Некоторые выдернутые из Уэльбека цитаты могут сложить о нем представление, как о угрюмом пессимисте. Все эти «вы все еще бредете в кровавом тумане», картинки сутулых неудачников, дрочащих сквозь слезы в кустах, бутерброды с сыром, которые не в силах съесть клерк после тягостного рабочего вечера, тотальность молодой плоти, действующая как пытка ярким светом в застенках НКВД. Он, конечно, пессимист, но исключительно ироничный, готовый посмеяться над собой и миром. В подтверждение этого закончу текст на одном из своих любимых фрагментов из «Покорности» — герой Уэльбека разрывается между тоской, скукой и тем, что в интернете называют, состоянием «хорни», в конце концов эта комбинация ни к чему не приводит, сцена трагикомична, благодать не снизойдет, цель жизни не достигнута, два часа пополудни.

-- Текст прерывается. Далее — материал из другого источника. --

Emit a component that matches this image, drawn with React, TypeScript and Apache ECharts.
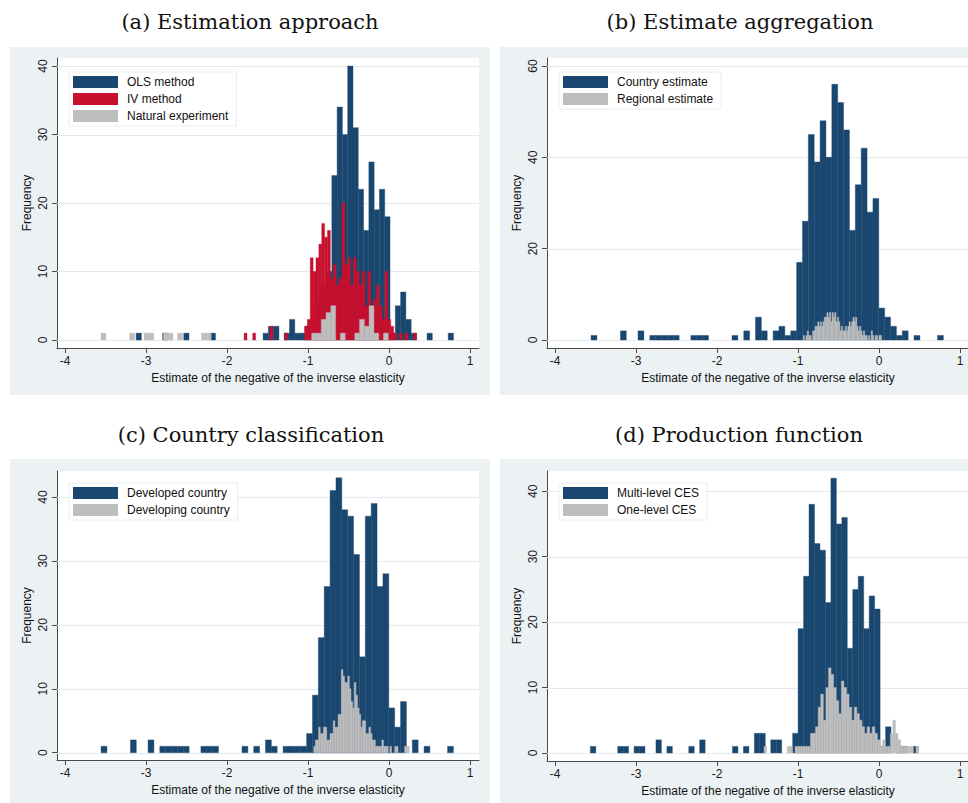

«От суши не было никаких вестей. Я налил себе еще стакан виски, третий по счету. Ник Дрейк продолжал воспевать невинных девушек и старинных принцесс. А мне по-прежнему ничего не хотелось — ни сделать ей ребенка, ни вести совместное хозяйство, ни покупать сумку-кенгуру. Мне даже трахаться не хотелось. Ну, немножко, может, и хотелось, но в то же время немножко хотелось и умереть, я уже толком не понимал, что к чему, меня мутило, да что они, черт возьми, себе думают, эти „Скоросуши“? Мне бы следовало попросить ее взять в рот, именно сейчас, это бы дало нашим отношениям второй шанс, но дурнота полностью завладела мною, усиливаясь с каждой секундой».